Claire had multiple miscarriages and writes about how she dealt with anxiety during her pregnancies.

You see all these other mums who are appearing to enjoy being pregnant and I couldn’t relate to that at all.

I fell pregnant in 2007, but it resulted in an early miscarriage around six weeks. Shortly afterwards I fell pregnant again. This time it was with twins, but sadly I had another miscarriage. A few years later I was pregnant with my daughter Molly, but the two previous miscarriages had left their mark. They completely took away my ability to enjoy the pregnancy.

With both my miscarriages I bled around six weeks. With my third pregnancy, around six weeks I experienced the now-familiar bleeding. While I do generally take things in my stride, it was traumatic. As soon as it happened I felt it was all over. At the time I didn’t realise I was actually pregnant with twins and was miscarrying one of the embryos. There was a lot of back and forth to the hospital. Throughout the whole pregnancy we thought we were losing her. At every scan it felt amazing that she was still alive.

Once you have experienced a miscarriage you just can’t enjoy being pregnant. Every single twinge brings with it a feeling of panic. You are constantly checking for blood – it is exhausting. You see all these other mums who are appearing to enjoy being pregnant and I couldn’t relate to that at all. At the same time, I would always try and remind myself that I didn’t know their story.

My waters broke at 28 weeks, but my daughter held on for another five. She was born at 33 weeks and was moved to special care for two weeks. She was absolutely fine and we feel very lucky to have to her.

I have been pregnant since my daughter and once again it sadly ended in miscarriage. We want to try again and give my daughter a sibling, but I feel apprehensive about how it will end. With everything we have been through I don’t want to be naïve. If I fall pregnant again, I know I will spend the full nine months being paranoid, with frequent trips to the loo and being in a state of constant worry.

For anyone who falls pregnant after previous miscarriages it is really hard. All you can do is take it one day at a time. I would try and focus on just getting to the end of the day and still being pregnant.

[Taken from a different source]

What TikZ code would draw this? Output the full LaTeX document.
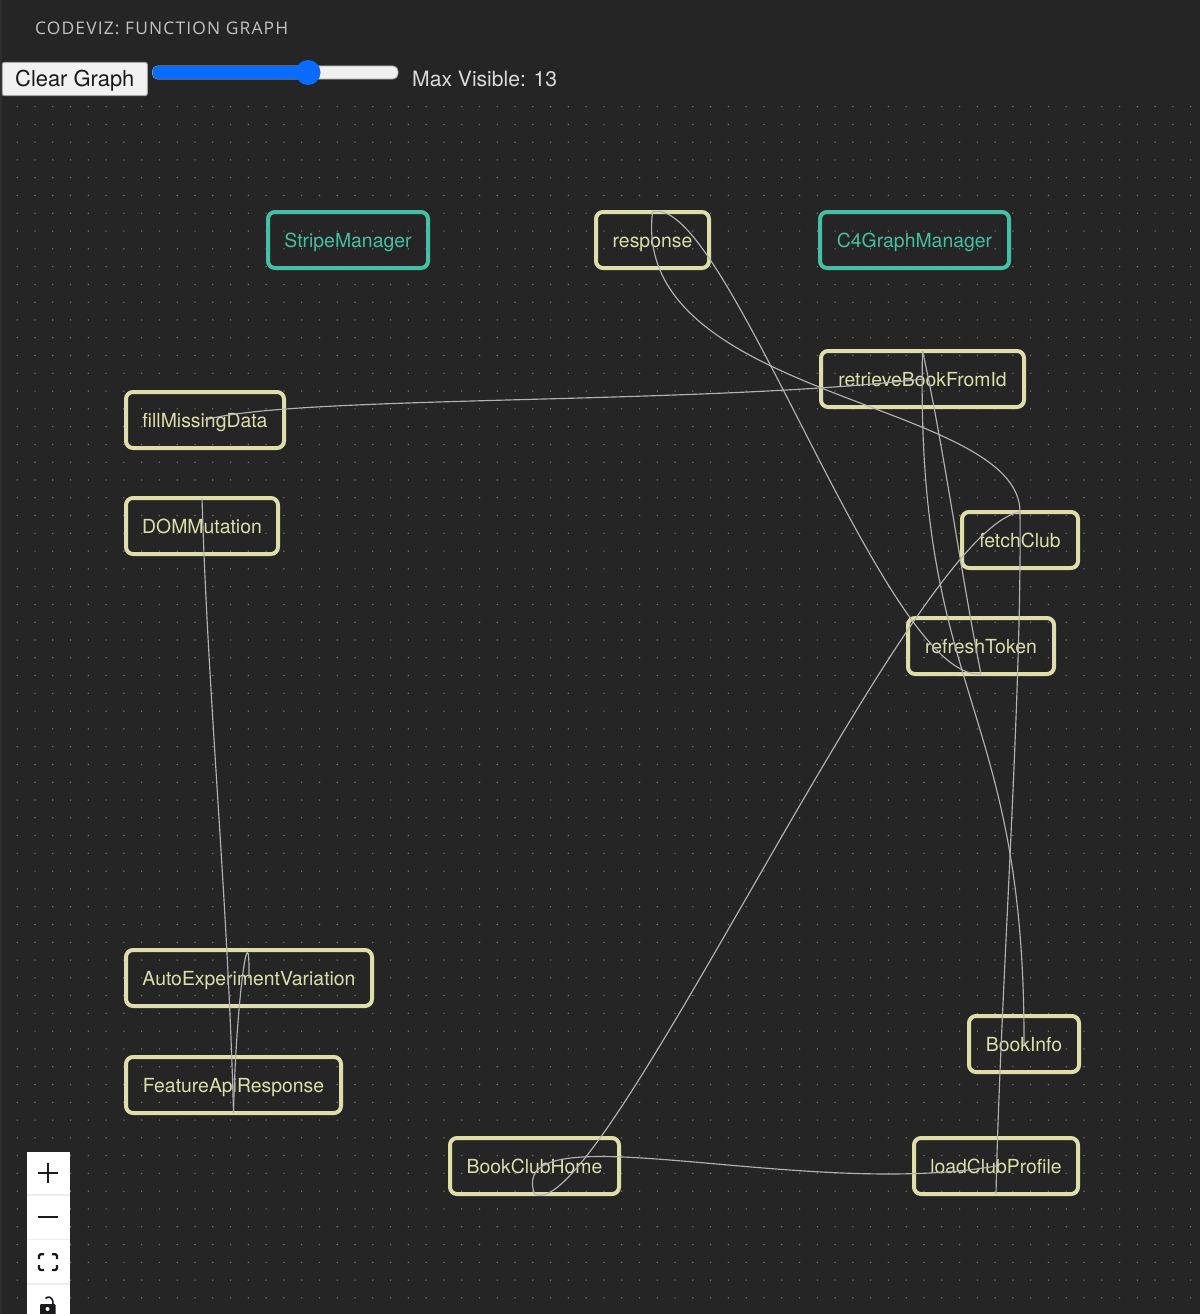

I think it helps to just focus on the next milestone, the next scan. Due to having early bleeds, I consider myself lucky in never having to wait until 12 weeks for a scan. With our last pregnancy, we had an early scan where they found a heartbeat, although we were told it was not as strong as they would have liked. A week later we returned to be told there was no longer a heartbeat. Of course, that was absolutely devastating to hear.

The Miscarriage Association closed Facebook page is useful and it is reassuring to see how many other women have had problems. It makes you feel less alone.

While I can’t fault the nurses at the early pregnancy unit there is no information out there for people who are pregnant following a loss. The care at the hospital is very factual – this is what happened and this is what we are going to do.  They give you the options, but no emotional support.

The only way I dealt with the anxiety was going through one day at a time. My partner was very supportive and came to every appointment. It also helped that both our employers were so understanding. It helped being honest with them about what was happening. As soon as I fell pregnant I told them because of my past experience of bleeding.

Personally, I think it is important to be open with people because if you wait for the 12 weeks and you carry it yourself, it can feel really isolating. If you tell people you are giving them the ability to provide support. I would always tell my close friends/colleagues and family as soon as I found out I was pregnant. I think it really helps to share the news with people you are close to because if it doesn’t work out, you will need them. Also, it is important not to be ashamed to talk about it. It happens to so many people.

We would love to give Molly a sibling. However, with our history of miscarriage I have to ask myself how much more I can put myself through it. For every miscarriage, I have had a D&C. While the hospital explain your options and give you the choice there is no one to ask for advice. I don’t tend to miscarry well – there is always something left. That’s why it is easier to be put to sleep and then it is all over.